Il faut s’attendre à ce que la pandémie bouleverse le statu quo
Philippe Leblanc|Publié le 10 avril 2020(Photo: Getty images)
BLOGUE INVITÉ. Au cours des années qui ont suivi la crise financière de 2008-2009, de nombreux observateurs ont adopté la formule «nouvelle normalité» («New Normal») pour décrire ce qui s’est produit économiquement. Dans les années qui ont suivi cette crise, la reprise économique a été longue et lente, contrairement aux reprises qui ont typiquement suivi les récessions des dernières décennies.
La nouvelle normalité a été caractérisée par une faible croissance économique, des taux d’intérêt très bas par rapport aux dernières décennies, un taux d’endettement des gouvernements historiquement élevé, peu d’inflation et le quasi plein emploi dans de nombreux pays occidentaux. On aurait pu continuer encore longtemps sur cette lancée, si le nouveau coronavirus n’avait pas fait des siennes.
Or, je crois qu’il faut s’attendre à ce que la pandémie bouleverse le statu quo au cours des prochaines années. On a déjà vu que les gouvernements sont prêts à tout faire pour que l’économie ne soit pas trop affectée par les sévères mesures de restriction imposées un peu partout dans le monde dans le but de contrer les ravages de la pandémie. Ils feront tout pour aider les entreprises et les consommateurs à traverser les semaines à venir.
S’ils ont appris une chose de la crise financière de 2008-2009, c’est qu’il est préférable d’intervenir rapidement et énergiquement pour permettre au système économique de continuer d’opérer presque normalement. Si l’on veut que l’économie puisse rebondir après la pandémie, il faut avant tout que les entreprises et les consommateurs survivent financièrement.
Ainsi, les investissements et les plans de sauvetage des gouvernements se calculent en multiples de billions de $ (milliers de milliards de dollars). C’est la chose à faire selon moi, mais quelqu’un devra un jour payer pour l’endettement substantiel qui résultera de cette crise. Qui le fera, et comment?
Je vois deux options. La première serait d’augmenter sensiblement les impôts aux entreprises et aux particuliers, tout en réduisant les dépenses gouvernementales. Je crois toutefois que cette option est limitée et qu’elle ne passerait pas très bien politiquement.
La deuxième est à mon avis la plus plausible: les banques centrales continueront d’imprimer de l’argent et d’acheter la dette qui aura été émise par les gouvernements. Le résultat probable sera une hausse du taux d’inflation pendant de nombreuses années. Seule une hausse de l’inflation permettra probablement de réduire le fardeau de la dette énorme qui résultera de la pandémie.

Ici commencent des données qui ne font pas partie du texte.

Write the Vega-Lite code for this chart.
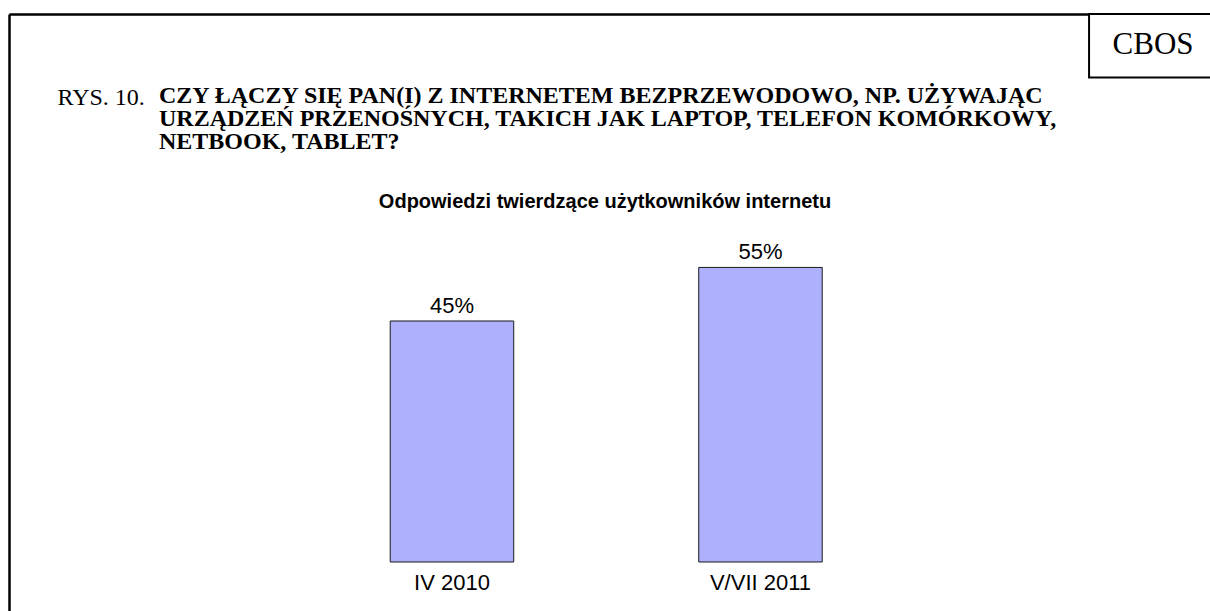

Quel serait l’impact d’un tel scénario sur les divers types de placements et comment l’investisseur pourra-t-il s’en sortir?
À mon avis, il devrait privilégier les types de placements qui permettent de le protéger de l’inflation à venir: les actions de sociétés en Bourse, l’immobilier et l’or. De ces trois classes d’actif, je préfère les deux premières puisqu’elles procurent un revenu, contrairement à l’or.
En revanche, dans un tel scénario, les placements à revenus fixes deviendront de moins en moins attrayants. Je ne crois pas que ce soit une bonne idée d’acheter des obligations à long terme à taux fixes, surtout que les taux d’intérêt qu’elles offrent sont très bas.
Si l’on privilégie les actions de sociétés, j’ajouterais qu’il sera préférable de choisir des titres de sociétés qui seront aptes à refiler les hausses de coûts à venir en haussant le prix de leurs produits ou services. Les entreprises qui ont la capacité d’augmenter le prix de leurs produits grâce à une demande relativement peu élastique seront mieux placées pour contrer l’inflation.
Ma boule de cristal est trouble, surtout présentement. Une «nouvelle normalité» de ce genre me semble néanmoins un scénario fort plausible pour les années à venir.